Les Beaux dormants (The Sleeping Beauties)
Choreography Hélène Blackburn, music Martin Tétreault
Le Ballet de l’Opéra national du Rhin
Linbury Theatre, Royal Opera House
I have seen only two of Hélène Blackburn’s works—Symphonie Dramatique in 2015, and now Les Beaux dormants created in 2018—but she’s not new on the scene—she’s been going since 1983, founding her own Canadian company in 1989—though her work has the freshness of youth. Again I am knocked for six by her breakneck signature style, dramatic concept—she’s totally hands on, design and lighting (shared with Emilie B-Beaulieu), too—and the twelve hyperactive dancers from Le Ballet de l’Opéra national du Rhin, who worked in collaboration with her company, Cie Cas Public.
Les Beaux dormants opens with videos of children telling fairy tales (in silent lip-readable French with subtitles), namely Sleeping Beauty, projected onto a grey, gritty wall, and of course they tell it in fits and starts. A great jumping off point for this jigsaw tale of awakening adolescence, risky rites of passage and scintillating bursts of explosive dance.
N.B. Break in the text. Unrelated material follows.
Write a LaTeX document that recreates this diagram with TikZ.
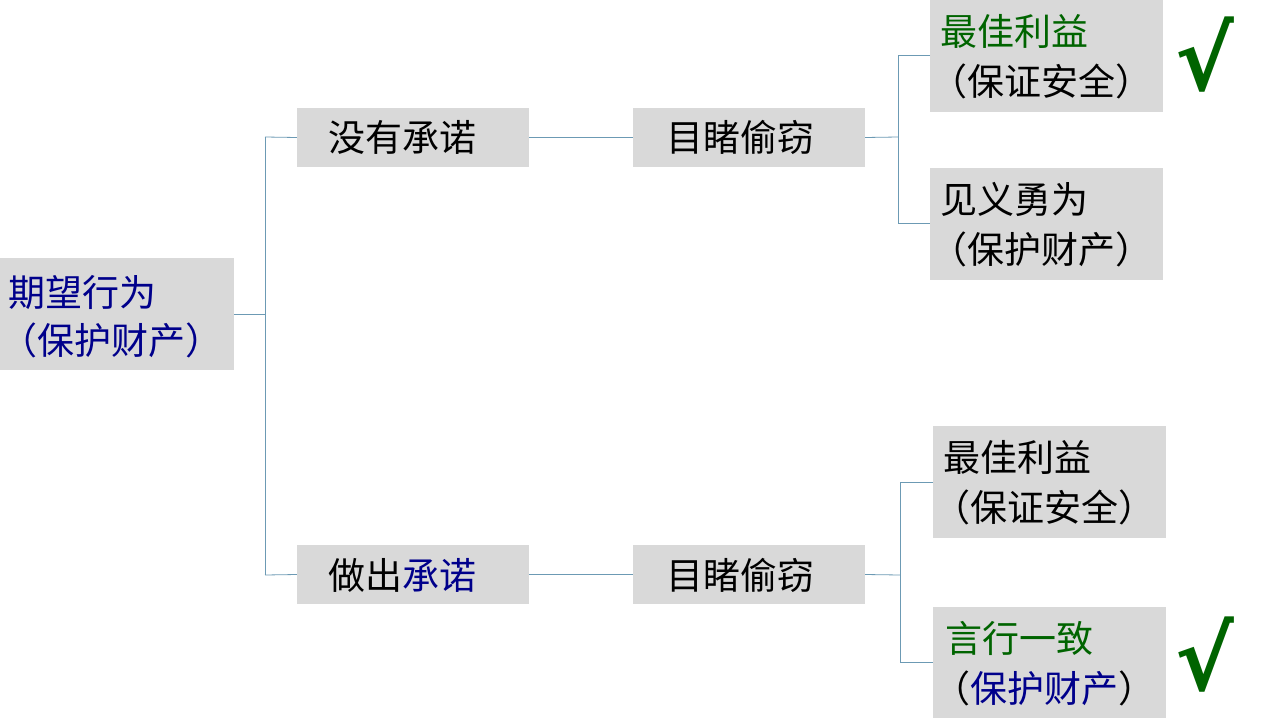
\documentclass[tikz,border=0pt]{standalone}
\usepackage{fontspec}
\newfontfamily\cjk{Noto Sans CJK SC}
\newfontfamily\dv{DejaVu Sans}
\definecolor{boxg}{HTML}{D9D9D9}
\definecolor{dblue}{HTML}{00008B}
\definecolor{dgreen}{HTML}{006400}
\definecolor{lnc}{HTML}{6C9AB4}
\begin{document}
\begin{tikzpicture}[x=1pt,y=-1pt,
  bx/.style={fill=boxg,draw=none,inner sep=0pt},
  tx/.style={font=\cjk\fontsize{37}{44}\selectfont,anchor=west,inner sep=0pt},
  ln/.style={draw=lnc,line width=0.8pt},
  ck/.style={font=\dv\bfseries\fontsize{88}{88}\selectfont,text=dgreen,inner sep=0pt}]
\useasboundingbox (0,0) rectangle (1280,720);
\fill[white] (0,0) rectangle (1280,720);
% boxes
\path[bx] (0,258) rectangle (234,370);
\node[bx,minimum width=232,minimum height=59] (a) at (413,137.5) {};
\node[bx,minimum width=232,minimum height=59] (b) at (749,137.5) {};
\node[bx,minimum width=232,minimum height=59] (c) at (413,574.5) {};
\node[bx,minimum width=232,minimum height=59] (d) at (749,574.5) {};
\path[bx] (930,0) rectangle (1163,112);
\path[bx] (930,168) rectangle (1163,280);
\path[bx] (933,426) rectangle (1166,538);
\path[bx] (933,607) rectangle (1166,718);
% texts
\node[tx,text=dblue] (t0) at (8,292) {期望行为};
\node[tx,text=dblue] (t0b) at (0,340) {（保护财产）};
\node[tx] at (328,137) {没有承诺};
\node[tx] at (666,137) {目睹偷窃};
\node[tx] at (328,575) {做出\textcolor{dblue}{承诺}};
\node[tx] at (666,575) {目睹偷窃};
\node[tx,text=dgreen] at (940,31) {最佳利益};
\node[tx] at (930,81) {（保证安全）};
\node[tx] at (940,199) {见义勇为};
\node[tx] at (930,249) {（保护财产）};
\node[tx] at (943,457) {最佳利益};
\node[tx] at (933,507) {（保证安全）};
\node[tx,text=dgreen] at (945,638) {言行一致};
\node[tx] at (933,688) {（\textcolor{dblue}{保护财产}）};
\node[ck] at (1205,55) {√};
\node[ck] at (1205,655) {√};
% connectors
\coordinate (j0) at (265,314);
\draw[ln] (234,314) -- (j0);
\draw[ln] (265,137) -- (265,575);
\draw[ln] (265,137) -- (a.west);
\draw[ln] (265,575) -- (c.west);
\draw[ln] (a.east) -- (b.west);
\draw[ln] (c.east) -- (d.west);
\draw[ln] (b.east) -- (898,137);
\draw[ln] (930,55) -- (898,55) -- (898,223) -- (930,223);
\draw[ln] (d.east) -- (900,575);
\draw[ln] (933,482) -- (900,482) -- (900,662) -- (933,662);
\end{tikzpicture}
\end{document}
Engaging images of children flick and skip across the wall, which is in fact made up of seven columns, seven Rapunzel towers that move and dance, create doorways and mazes, in reconfiguration with the dancers. Elements of other fairy stories—princes, princesses, and castles in so many of them—seem to have sneaked into Les Beaux dormants or am I imagining it… Is the chap with the one pointe ballet shoe Cinderella—no, he’s Carabosse twirling like a dervish.
All is made clear by Narrator Thomas Hinterberger (charming and handsome—all the better to draw us in) in swift mime (much reprised to comic effect and lest we forget) and a few words in English and French or is that Franglais... Story shrunk into a mime minute—try condensing your life story into a few minutes—I once managed it in four. Les Beaux dormants with its building blocks of dance takes just under an hour. Any longer and one would fear for the dancers, for this is a furious sprint, not a leisurely marathon.
Music tick-tocks; clockwork dancers and metronomic measured time; life goes so quickly. Unisex black suits for all till the women discard their outer wear and reveal their Zizi Jeanmaire allure and men their rippling torsos. Growing up it’s called. Blackburn has her finger on the button. Suits acquire skirts, shirts come off under jackets, pas de deux, male duets, and solos, all inclusive.
Funky formation, classical feet (one tall male dancer in high heels), exaggerated technique and a forest of arms, swan arms… a pulsating, exciting, club scene and a spinning Rose Adagio—yes, one tries to spot Blackburn’s slippery references. Fast and furious—isn’t this how intense teenage life is lived—at least in their dreams and heads. But the technique and coordination never slips.
Invidious to single anyone out, so I won’t, though Valentin Thuet’s Carabosse is something else, and Ryo Shimizu catches my eye, but really they are all outstanding, all princes and princesses: Céline Nunigé (Aurora), Alain Trividic (Prince), Jean Philippe Rivière (Lilas) Monica Barbotte, Noemi Coin, Cauê Frias, Paloma Lassere, Mikhael Kinley-Safronoff, Oliver Oguma, and Marwik Schmitt.
Wonderment and respect… they are inspirational. These athletic Sleeping Beauties are worth very penny and some. A family ballet it is called, but I reckon all ages will get something different from it, innocent and not. Fabulous in every sense, Les Beaux dormants is a thrilling jolt of pure adrenaline…
A distinctive neo-classical and contemporary melange performed by dancers on speed without losing any of the precision of Blackburn’s dynamic choreography.
Sleeping Beauty (playing in the main house) has an audacious companion in the Linbury studio and Tchaikovsky a modern minimalist treatment remix from Martin Tétreault. The quintessence of Sleeping Beauty transposed to the postmodernist ironic age.